§ **What this task involves**:
Repeat the material below exactly, with no pictures.

§ **Recorded data**:
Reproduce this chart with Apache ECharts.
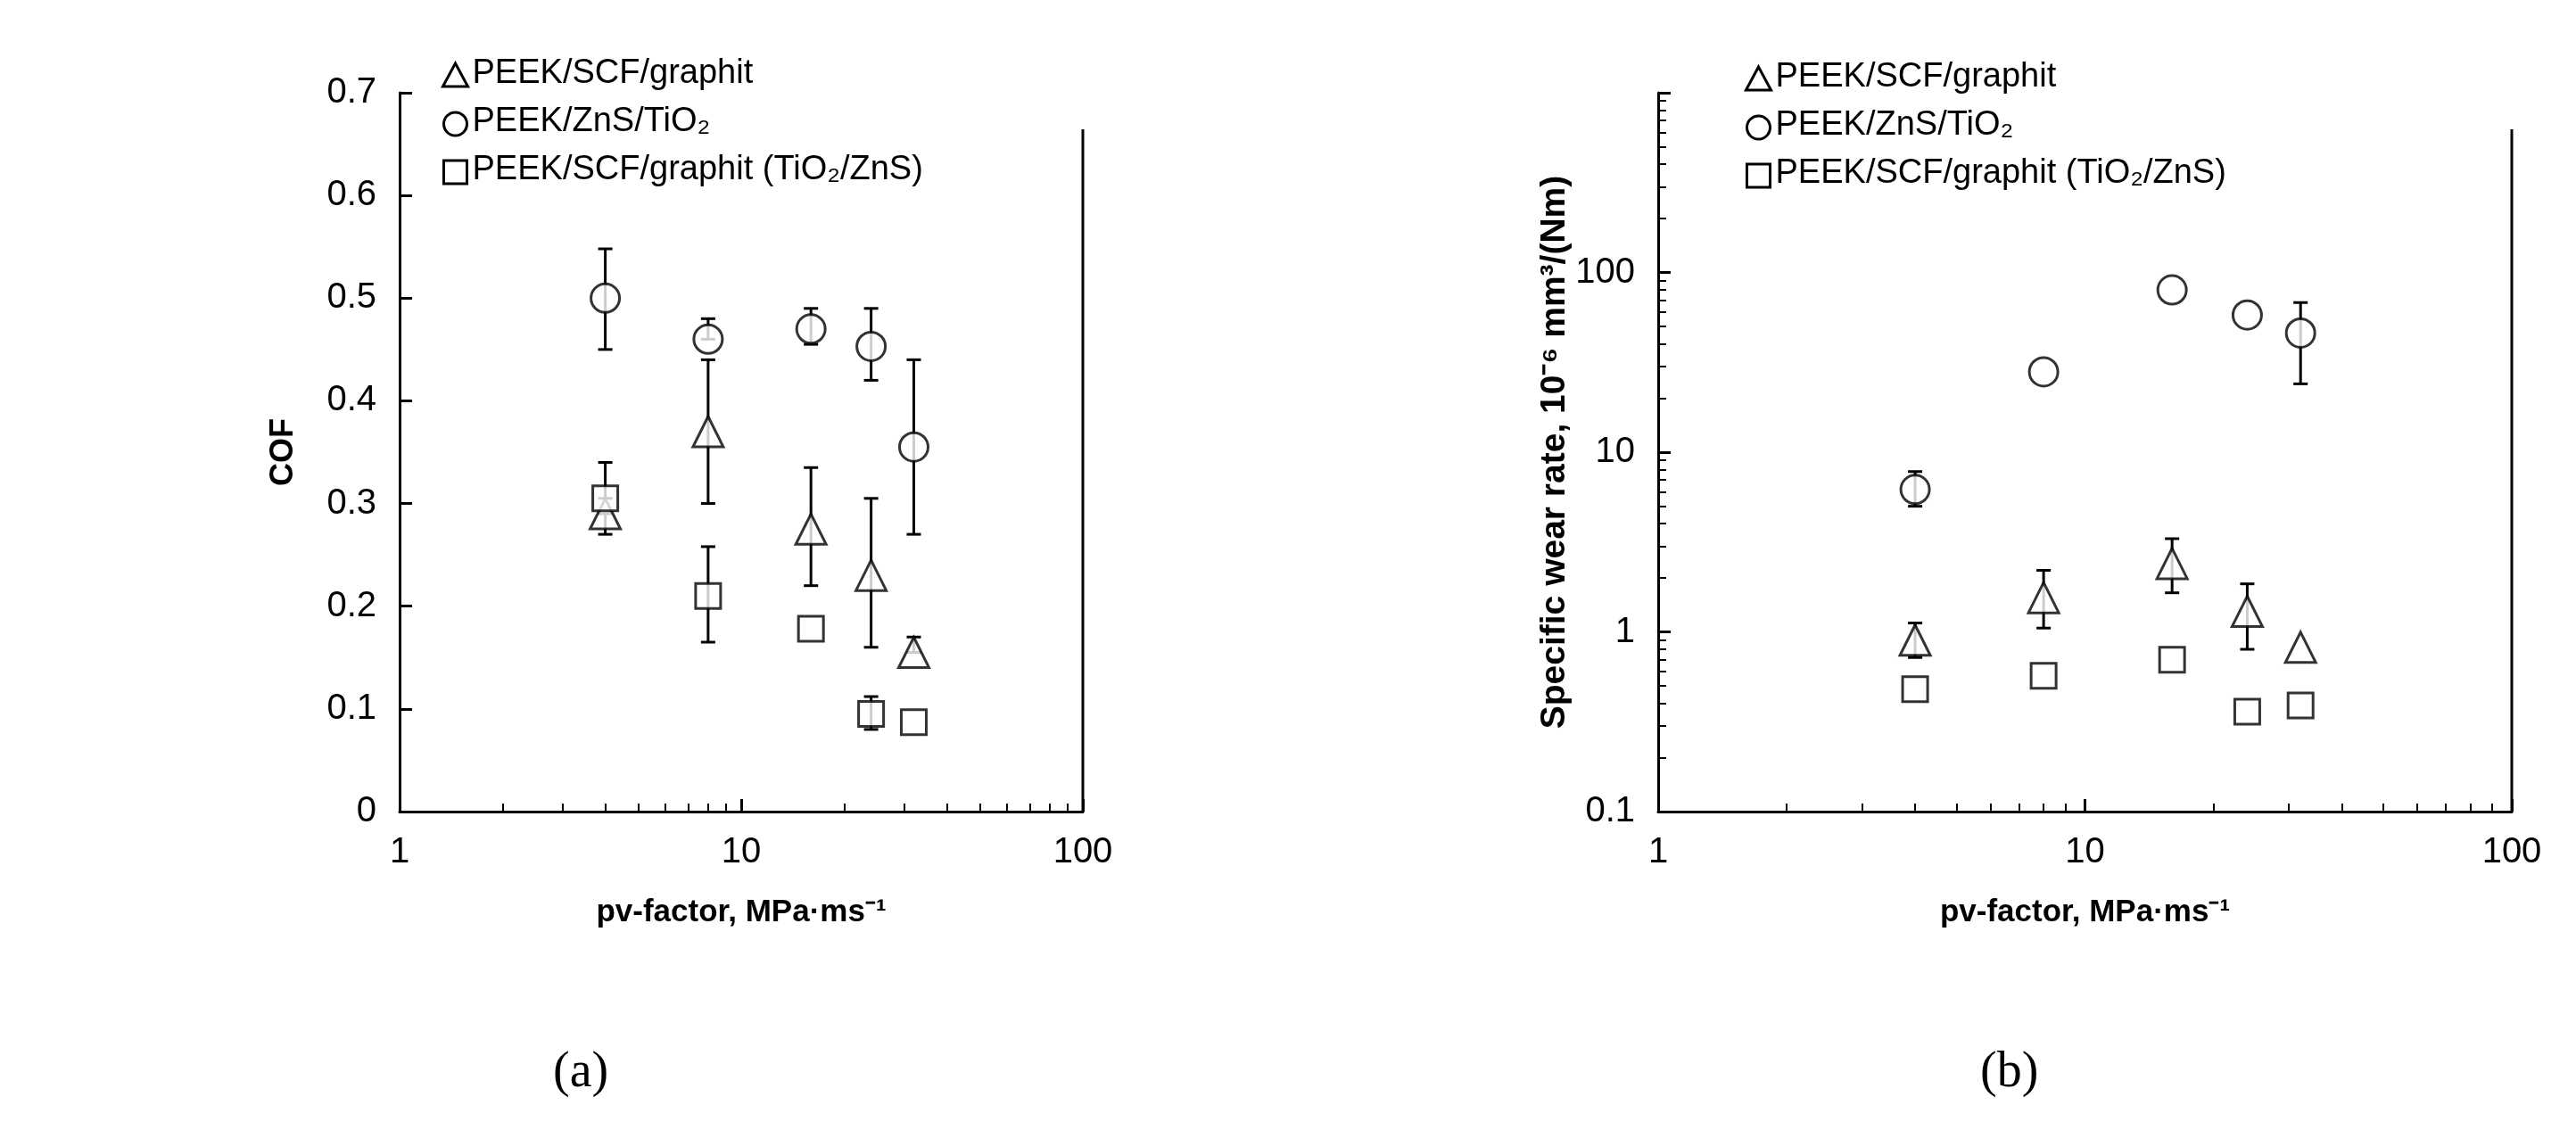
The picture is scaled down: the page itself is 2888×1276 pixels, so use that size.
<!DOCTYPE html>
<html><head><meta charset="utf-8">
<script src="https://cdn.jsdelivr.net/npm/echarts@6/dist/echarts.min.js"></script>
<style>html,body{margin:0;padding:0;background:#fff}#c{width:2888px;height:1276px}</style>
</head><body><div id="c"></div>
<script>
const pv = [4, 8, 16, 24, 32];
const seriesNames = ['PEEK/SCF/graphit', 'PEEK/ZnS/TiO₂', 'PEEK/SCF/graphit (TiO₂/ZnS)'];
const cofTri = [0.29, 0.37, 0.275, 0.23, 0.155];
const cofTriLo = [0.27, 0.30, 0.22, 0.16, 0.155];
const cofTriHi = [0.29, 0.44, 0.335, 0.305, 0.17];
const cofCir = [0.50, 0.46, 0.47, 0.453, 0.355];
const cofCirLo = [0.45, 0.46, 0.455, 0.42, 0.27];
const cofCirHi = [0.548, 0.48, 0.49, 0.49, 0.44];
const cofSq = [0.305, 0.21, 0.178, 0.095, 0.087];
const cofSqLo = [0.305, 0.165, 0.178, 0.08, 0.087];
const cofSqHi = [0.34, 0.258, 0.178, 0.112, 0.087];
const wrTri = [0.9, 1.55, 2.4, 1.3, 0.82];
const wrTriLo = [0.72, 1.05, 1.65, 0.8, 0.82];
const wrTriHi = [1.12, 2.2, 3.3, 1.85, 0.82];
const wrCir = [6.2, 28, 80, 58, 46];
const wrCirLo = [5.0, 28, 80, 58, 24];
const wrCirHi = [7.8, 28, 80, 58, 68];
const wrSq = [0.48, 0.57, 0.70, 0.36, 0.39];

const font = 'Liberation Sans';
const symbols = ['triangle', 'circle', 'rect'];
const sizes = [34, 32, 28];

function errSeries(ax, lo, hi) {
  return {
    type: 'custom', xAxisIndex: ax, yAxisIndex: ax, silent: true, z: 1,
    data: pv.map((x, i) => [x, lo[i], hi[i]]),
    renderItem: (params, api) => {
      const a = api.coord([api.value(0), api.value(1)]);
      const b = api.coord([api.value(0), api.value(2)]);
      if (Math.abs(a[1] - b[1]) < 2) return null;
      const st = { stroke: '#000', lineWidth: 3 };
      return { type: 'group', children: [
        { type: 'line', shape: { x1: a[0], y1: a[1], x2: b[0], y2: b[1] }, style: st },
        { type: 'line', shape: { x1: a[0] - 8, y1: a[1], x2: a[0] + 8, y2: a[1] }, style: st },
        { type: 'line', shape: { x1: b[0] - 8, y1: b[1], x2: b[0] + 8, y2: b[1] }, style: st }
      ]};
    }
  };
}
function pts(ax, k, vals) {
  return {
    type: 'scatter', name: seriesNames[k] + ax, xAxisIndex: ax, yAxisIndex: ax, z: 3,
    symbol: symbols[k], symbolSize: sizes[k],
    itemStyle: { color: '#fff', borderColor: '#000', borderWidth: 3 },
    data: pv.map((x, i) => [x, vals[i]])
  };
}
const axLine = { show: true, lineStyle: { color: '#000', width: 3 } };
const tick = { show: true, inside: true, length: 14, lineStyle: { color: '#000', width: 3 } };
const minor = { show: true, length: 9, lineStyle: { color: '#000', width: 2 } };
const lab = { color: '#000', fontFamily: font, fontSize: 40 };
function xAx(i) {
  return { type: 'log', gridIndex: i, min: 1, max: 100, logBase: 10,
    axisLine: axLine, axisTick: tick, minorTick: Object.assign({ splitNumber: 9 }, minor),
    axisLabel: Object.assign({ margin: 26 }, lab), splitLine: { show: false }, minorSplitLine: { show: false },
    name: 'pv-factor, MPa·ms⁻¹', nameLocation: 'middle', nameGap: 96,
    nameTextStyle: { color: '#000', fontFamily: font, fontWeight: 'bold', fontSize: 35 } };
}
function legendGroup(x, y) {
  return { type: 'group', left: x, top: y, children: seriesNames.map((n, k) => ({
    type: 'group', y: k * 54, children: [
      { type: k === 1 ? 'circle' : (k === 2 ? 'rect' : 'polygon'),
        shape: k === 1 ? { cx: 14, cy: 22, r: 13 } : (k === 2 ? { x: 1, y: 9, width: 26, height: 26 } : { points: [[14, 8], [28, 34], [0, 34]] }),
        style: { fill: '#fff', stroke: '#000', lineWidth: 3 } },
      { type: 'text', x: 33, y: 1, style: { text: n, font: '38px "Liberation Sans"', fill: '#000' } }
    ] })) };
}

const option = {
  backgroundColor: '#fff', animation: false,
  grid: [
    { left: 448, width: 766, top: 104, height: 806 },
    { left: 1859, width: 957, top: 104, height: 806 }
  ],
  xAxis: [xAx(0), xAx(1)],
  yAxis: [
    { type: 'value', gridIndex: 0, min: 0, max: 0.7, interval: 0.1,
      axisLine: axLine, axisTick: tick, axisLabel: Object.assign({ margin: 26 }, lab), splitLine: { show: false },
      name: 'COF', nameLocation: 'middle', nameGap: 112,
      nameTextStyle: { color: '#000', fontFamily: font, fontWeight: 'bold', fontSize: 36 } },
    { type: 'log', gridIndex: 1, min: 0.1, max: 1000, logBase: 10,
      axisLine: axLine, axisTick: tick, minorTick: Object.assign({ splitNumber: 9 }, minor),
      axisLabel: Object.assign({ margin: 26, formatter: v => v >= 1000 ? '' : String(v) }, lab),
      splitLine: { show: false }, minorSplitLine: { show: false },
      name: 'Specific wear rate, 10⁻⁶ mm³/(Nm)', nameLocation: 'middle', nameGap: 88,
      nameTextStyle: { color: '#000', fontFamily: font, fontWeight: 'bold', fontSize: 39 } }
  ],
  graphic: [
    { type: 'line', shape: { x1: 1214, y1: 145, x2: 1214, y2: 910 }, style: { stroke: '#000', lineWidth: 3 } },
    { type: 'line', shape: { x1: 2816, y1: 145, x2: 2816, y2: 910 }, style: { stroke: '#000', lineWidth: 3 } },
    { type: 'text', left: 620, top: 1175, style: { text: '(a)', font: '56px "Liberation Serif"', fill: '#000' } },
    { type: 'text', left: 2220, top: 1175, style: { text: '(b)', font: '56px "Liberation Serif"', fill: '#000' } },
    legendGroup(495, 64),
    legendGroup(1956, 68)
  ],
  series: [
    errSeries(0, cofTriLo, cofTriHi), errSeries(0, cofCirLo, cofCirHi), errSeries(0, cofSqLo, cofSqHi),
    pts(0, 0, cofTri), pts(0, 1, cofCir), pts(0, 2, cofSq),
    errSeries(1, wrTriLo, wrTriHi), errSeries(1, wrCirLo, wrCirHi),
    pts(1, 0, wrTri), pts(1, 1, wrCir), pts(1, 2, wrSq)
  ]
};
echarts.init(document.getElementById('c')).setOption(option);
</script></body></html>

§ **In response**:
Reproduce this chart with Apache ECharts.
The picture is scaled down: the page itself is 2888×1276 pixels, so use that size.
<!DOCTYPE html>
<html><head><meta charset="utf-8">
<script src="https://cdn.jsdelivr.net/npm/echarts@6/dist/echarts.min.js"></script>
<style>html,body{margin:0;padding:0;background:#fff}#c{width:2888px;height:1276px}</style>
</head><body><div id="c"></div>
<script>
const pv = [4, 8, 16, 24, 32];
const seriesNames = ['PEEK/SCF/graphit', 'PEEK/ZnS/TiO₂', 'PEEK/SCF/graphit (TiO₂/ZnS)'];
const cofTri = [0.29, 0.37, 0.275, 0.23, 0.155];
const cofTriLo = [0.27, 0.30, 0.22, 0.16, 0.155];
const cofTriHi = [0.29, 0.44, 0.335, 0.305, 0.17];
const cofCir = [0.50, 0.46, 0.47, 0.453, 0.355];
const cofCirLo = [0.45, 0.46, 0.455, 0.42, 0.27];
const cofCirHi = [0.548, 0.48, 0.49, 0.49, 0.44];
const cofSq = [0.305, 0.21, 0.178, 0.095, 0.087];
const cofSqLo = [0.305, 0.165, 0.178, 0.08, 0.087];
const cofSqHi = [0.34, 0.258, 0.178, 0.112, 0.087];
const wrTri = [0.9, 1.55, 2.4, 1.3, 0.82];
const wrTriLo = [0.72, 1.05, 1.65, 0.8, 0.82];
const wrTriHi = [1.12, 2.2, 3.3, 1.85, 0.82];
const wrCir = [6.2, 28, 80, 58, 46];
const wrCirLo = [5.0, 28, 80, 58, 24];
const wrCirHi = [7.8, 28, 80, 58, 68];
const wrSq = [0.48, 0.57, 0.70, 0.36, 0.39];

const font = 'Liberation Sans';
const symbols = ['triangle', 'circle', 'rect'];
const sizes = [34, 32, 28];

function errSeries(ax, lo, hi) {
  return {
    type: 'custom', xAxisIndex: ax, yAxisIndex: ax, silent: true, z: 1,
    data: pv.map((x, i) => [x, lo[i], hi[i]]),
    renderItem: (params, api) => {
      const a = api.coord([api.value(0), api.value(1)]);
      const b = api.coord([api.value(0), api.value(2)]);
      if (Math.abs(a[1] - b[1]) < 2) return null;
      const st = { stroke: '#000', lineWidth: 3 };
      return { type: 'group', children: [
        { type: 'line', shape: { x1: a[0], y1: a[1], x2: b[0], y2: b[1] }, style: st },
        { type: 'line', shape: { x1: a[0] - 8, y1: a[1], x2: a[0] + 8, y2: a[1] }, style: st },
        { type: 'line', shape: { x1: b[0] - 8, y1: b[1], x2: b[0] + 8, y2: b[1] }, style: st }
      ]};
    }
  };
}
function pts(ax, k, vals) {
  return {
    type: 'scatter', name: seriesNames[k] + ax, xAxisIndex: ax, yAxisIndex: ax, z: 3,
    symbol: symbols[k], symbolSize: sizes[k],
    itemStyle: { color: '#fff', borderColor: '#000', borderWidth: 3 },
    data: pv.map((x, i) => [x, vals[i]])
  };
}
const axLine = { show: true, lineStyle: { color: '#000', width: 3 } };
const tick = { show: true, inside: true, length: 14, lineStyle: { color: '#000', width: 3 } };
const minor = { show: true, length: 9, lineStyle: { color: '#000', width: 2 } };
const lab = { color: '#000', fontFamily: font, fontSize: 40 };
function xAx(i) {
  return { type: 'log', gridIndex: i, min: 1, max: 100, logBase: 10,
    axisLine: axLine, axisTick: tick, minorTick: Object.assign({ splitNumber: 9 }, minor),
    axisLabel: Object.assign({ margin: 26 }, lab), splitLine: { show: false }, minorSplitLine: { show: false },
    name: 'pv-factor, MPa·ms⁻¹', nameLocation: 'middle', nameGap: 96,
    nameTextStyle: { color: '#000', fontFamily: font, fontWeight: 'bold', fontSize: 35 } };
}
function legendGroup(x, y) {
  return { type: 'group', left: x, top: y, children: seriesNames.map((n, k) => ({
    type: 'group', y: k * 54, children: [
      { type: k === 1 ? 'circle' : (k === 2 ? 'rect' : 'polygon'),
        shape: k === 1 ? { cx: 14, cy: 22, r: 13 } : (k === 2 ? { x: 1, y: 9, width: 26, height: 26 } : { points: [[14, 8], [28, 34], [0, 34]] }),
        style: { fill: '#fff', stroke: '#000', lineWidth: 3 } },
      { type: 'text', x: 33, y: 1, style: { text: n, font: '38px "Liberation Sans"', fill: '#000' } }
    ] })) };
}

const option = {
  backgroundColor: '#fff', animation: false,
  grid: [
    { left: 448, width: 766, top: 104, height: 806 },
    { left: 1859, width: 957, top: 104, height: 806 }
  ],
  xAxis: [xAx(0), xAx(1)],
  yAxis: [
    { type: 'value', gridIndex: 0, min: 0, max: 0.7, interval: 0.1,
      axisLine: axLine, axisTick: tick, axisLabel: Object.assign({ margin: 26 }, lab), splitLine: { show: false },
      name: 'COF', nameLocation: 'middle', nameGap: 112,
      nameTextStyle: { color: '#000', fontFamily: font, fontWeight: 'bold', fontSize: 36 } },
    { type: 'log', gridIndex: 1, min: 0.1, max: 1000, logBase: 10,
      axisLine: axLine, axisTick: tick, minorTick: Object.assign({ splitNumber: 9 }, minor),
      axisLabel: Object.assign({ margin: 26, formatter: v => v >= 1000 ? '' : String(v) }, lab),
      splitLine: { show: false }, minorSplitLine: { show: false },
      name: 'Specific wear rate, 10⁻⁶ mm³/(Nm)', nameLocation: 'middle', nameGap: 88,
      nameTextStyle: { color: '#000', fontFamily: font, fontWeight: 'bold', fontSize: 39 } }
  ],
  graphic: [
    { type: 'line', shape: { x1: 1214, y1: 145, x2: 1214, y2: 910 }, style: { stroke: '#000', lineWidth: 3 } },
    { type: 'line', shape: { x1: 2816, y1: 145, x2: 2816, y2: 910 }, style: { stroke: '#000', lineWidth: 3 } },
    { type: 'text', left: 620, top: 1175, style: { text: '(a)', font: '56px "Liberation Serif"', fill: '#000' } },
    { type: 'text', left: 2220, top: 1175, style: { text: '(b)', font: '56px "Liberation Serif"', fill: '#000' } },
    legendGroup(495, 64),
    legendGroup(1956, 68)
  ],
  series: [
    errSeries(0, cofTriLo, cofTriHi), errSeries(0, cofCirLo, cofCirHi), errSeries(0, cofSqLo, cofSqHi),
    pts(0, 0, cofTri), pts(0, 1, cofCir), pts(0, 2, cofSq),
    errSeries(1, wrTriLo, wrTriHi), errSeries(1, wrCirLo, wrCirHi),
    pts(1, 0, wrTri), pts(1, 1, wrCir), pts(1, 2, wrSq)
  ]
};
echarts.init(document.getElementById('c')).setOption(option);
</script></body></html>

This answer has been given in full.